─── DATA SEGMENT ───

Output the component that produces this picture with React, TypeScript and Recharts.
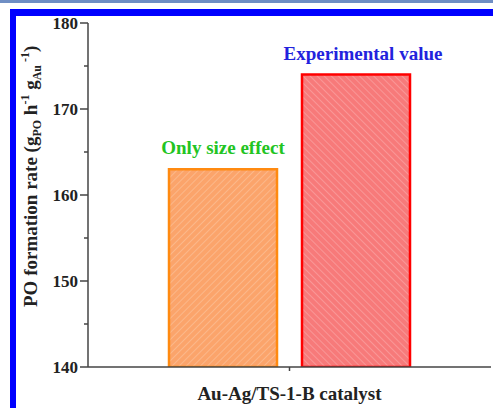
import React from 'react';
import { BarChart, Bar, XAxis, YAxis, LabelList } from 'recharts';

const categories = ['Au-Ag/TS-1-B catalyst'];
const sizeEffectValues = [163];
const experimentalValues = [174];
const seriesNames = ['Only size effect', 'Experimental value'];
const yTicks = [140, 145, 150, 155, 160, 165, 170, 175, 180];

const data = categories.map((name, i) => ({
  name,
  sizeEffect: sizeEffectValues[i],
  experimental: experimentalValues[i],
}));

const FONT = '"Liberation Serif", "Times New Roman", serif';
const AXIS = '#444';

const YTick = (props: any) => {
  const { x, y, payload } = props;
  // x is the label position: axis - tickSize(8) - tickMargin(2)
  const axisX = x + 10;
  const major = payload.value % 10 === 0;
  return (
    <g>
      <line x1={axisX - (major ? 8 : 4)} x2={axisX} y1={y} y2={y} stroke={AXIS} strokeWidth={1.5} />
      {major && (
        <text x={x} y={y} dy="0.36em" textAnchor="end" fontFamily={FONT} fontWeight="bold" fontSize={17} fill="#222">
          {payload.value}
        </text>
      )}
    </g>
  );
};

const YTitle = (props: any) => {
  const { viewBox } = props;
  const x = viewBox.x + 37;
  const y = 307;
  return (
    <text x={x} y={y} transform={`rotate(-90, ${x}, ${y})`} textAnchor="start" fontFamily={FONT} fontWeight="bold" fontSize={19} fill="#222">
      PO formation rate (g
      <tspan fontSize={12} dy={4}>PO</tspan>
      <tspan dy={-4}> h</tspan>
      <tspan fontSize={12} dy={-8}>-1</tspan>
      <tspan dy={8}> g</tspan>
      <tspan fontSize={12} dy={4}>Au</tspan>
      <tspan fontSize={12} dy={-12}> -1</tspan>
      <tspan dy={8}>)</tspan>
    </text>
  );
};

const barLabel = (text: string, color: string, dx: number) => (props: any) => {
  const { x, y, width } = props;
  return (
    <text x={x + width / 2 + dx} y={y - 15} textAnchor="middle" fontFamily={FONT} fontWeight="bold" fontSize={19} fill={color}>
      {text}
    </text>
  );
};

export default function App() {
  return (
    <div style={{ position: 'relative', width: 493, height: 408, background: '#fff', overflow: 'hidden' }}>
      <style>{'body{margin:0}'}</style>
      <BarChart width={493} height={408} data={data} margin={{ top: 23, right: 2, bottom: 0, left: 0 }} barSize={108} barGap={25}>
        <defs>
          <pattern id="hatchOrange" patternUnits="userSpaceOnUse" width="5" height="5" patternTransform="rotate(45)">
            <rect width="5" height="5" fill="#fba46b" />
            <line x1="0" y1="0" x2="0" y2="5" stroke="#fcbd92" strokeWidth="1.6" />
          </pattern>
          <pattern id="hatchRed" patternUnits="userSpaceOnUse" width="5" height="5" patternTransform="rotate(-45)">
            <rect width="5" height="5" fill="#f77a7a" />
            <line x1="0" y1="0" x2="0" y2="5" stroke="#fa9e9e" strokeWidth="1.6" />
          </pattern>
        </defs>
        <XAxis
          xAxisId="bottom"
          dataKey="name"
          height={41}
          stroke={AXIS}
          strokeWidth={1.5}
          tickSize={4}
          tickMargin={16}
          tick={{ fontFamily: FONT, fontWeight: 'bold', fontSize: 19, fill: '#222' }}
        />
        <XAxis xAxisId="top" orientation="top" dataKey="name" height={0} tick={false} tickLine={false} stroke={AXIS} strokeWidth={1.5} />
        <YAxis
          yAxisId="left"
          type="number"
          domain={[140, 180]}
          ticks={yTicks}
          interval={0}
          allowDataOverflow
          width={88}
          stroke={AXIS}
          strokeWidth={1.5}
          tickLine={false}
          tickSize={8}
          tickMargin={2}
          tick={<YTick />}
          label={<YTitle />}
        />
        <YAxis yAxisId="right" orientation="right" type="number" domain={[140, 180]} width={0} tick={false} tickLine={false} stroke={AXIS} strokeWidth={1.5} />
        <Bar xAxisId="bottom" yAxisId="left" dataKey="sizeEffect" name={seriesNames[0]} fill="url(#hatchOrange)" stroke="#ff8a10" strokeWidth={2.5} isAnimationActive={false}>
          <LabelList content={barLabel(seriesNames[0], '#22c422', 0)} />
        </Bar>
        <Bar xAxisId="bottom" yAxisId="left" dataKey="experimental" name={seriesNames[1]} fill="url(#hatchRed)" stroke="#ff0000" strokeWidth={2.5} isAnimationActive={false}>
          <LabelList content={barLabel(seriesNames[1], '#2222dd', 7)} />
        </Bar>
      </BarChart>
      <div style={{ position: 'absolute', left: 0, top: 0, width: 493, height: 3, background: '#6f8ec4' }} />
      <div style={{ position: 'absolute', left: 10, top: 9, width: 483, height: 7, background: '#0000ff' }} />
      <div style={{ position: 'absolute', left: 10, top: 9, width: 6, height: 399, background: '#0000ff' }} />
    </div>
  );
}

───

GIVEN TASK -
Go through the listing above and pull out each line containing the word "React".

WRITTEN RESPONSE -
Output the component that produces this picture with React, TypeScript and Recharts.
import React from 'react';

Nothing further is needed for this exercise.